最近では自分で必要なパーツを注文して組み立てたものを購入できるBTOというシステムが、大手メーカー、中小メーカーを問わず行われています。また、大手家電量販店やパソコン専門店でも、ショップブランドPCとして、必要なパーツを組み合わせたモデルのパソコンを販売しています。
 容量の変更できないメーカー製のパソコンではなく、こういったパソコンを買うときに、なにも120G、200Gといった大容量のHDDを選ぶ必要はまったくありません。同じHDDの容量を増やすのであれば、外付けのHDDを買ったほうが、安全性の面から見れば十二分に高いコストパフォーマンスが得られるといえます。
 内臓のHDDなど、20G、40Gもあれば十分です。そして、余った予算で、外付けのHDDを買えばいいのです。
また、その他のいくつかの方法も、以下に示しておきます。
◆「パーティションの変更」を行う。
 これは、ひとつのHDDをCドライブ、Dドライブとして、仮想的に二つに分割して使うことを意味します。ほとんどのメーカー製パソコンでは、「Cドライブ、Dドライブ」のパーティションが行われています。ただし、その容量はほとんどが、Cドライブ>Dドライブです。大切なデータを確実に保存するためには、これをCドライブ<Dドライブと、Dドライブの容量を大きくするほうに変更する必要があります。
 なぜなら、「Dドライブに保存されたデータは、再インストールをしても消えない」からです。

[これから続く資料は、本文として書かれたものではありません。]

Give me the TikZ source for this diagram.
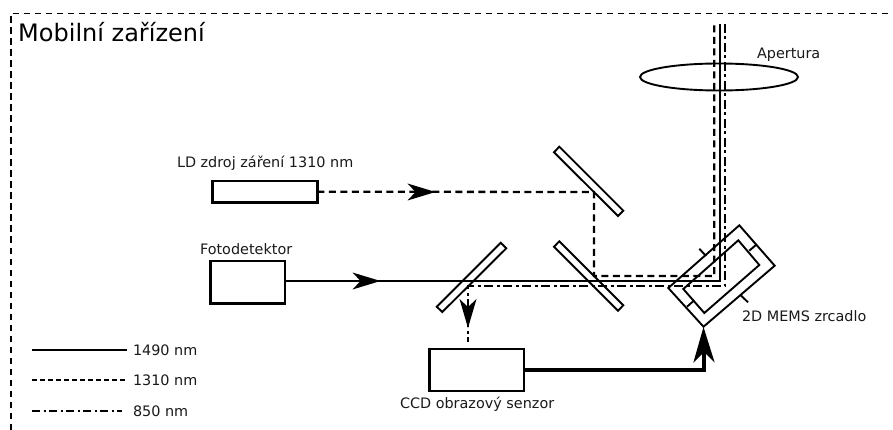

ではなぜ、Cドライブのデータは消えてしまうのか。それは、100%の確率でトラブルを起こすWindowsというOSが、同じ位置(ドライブ)に存在しているからです。大抵のWindowsは、Cドライブにインストールされています。そしてトラブル後に再インストールする時には、「Cドライブ全体」が上書きされます。つまり、このときにデータが消えてしまうのです。
ちなみに先に、「マイドキュメント」を使ってはいけないといったのは、この「マイドキュメント」が、「Windowsのシステムの一部」だからです。だからこそ、何かトラブルが起きた時に、すべて上書きされて消えてしまうのです。
 このパーティションを変更する方法は、取扱説明書に記載されているはずです。メーカーロゴ表示中に「F11キー」を何回か押すとこの変更画面に入れます。「Cドライブの領域を自由に作成して再セットアップ」がこれにあたります。購入直後であれば、中のデータは空ですから、何の躊躇もなくできるはずです。また、しばらく使用した後であれば、CD−RなどにCドライブとDドライブのすべてのデータのバックアップをとった後、容量を変更するといいでしょう。
◆「ファイナルデータ」を利用する。
「ファイナルデータ」というアプリケーションソフトによって、消えてしまったデータを回復することができます。もちろん、このソフトを別に購入する必要があります。使い方については、その取扱説明書をよく読んでください。これは、再インストールやフォーマット(初期化)をした後、消えてしまったデータを復元することができるソフトです。
ただし、すべてのデータが完全に復活するわけではありません。別のデータが上書きされていた場合は、上書きされた最も新しいデータのみが復元されます。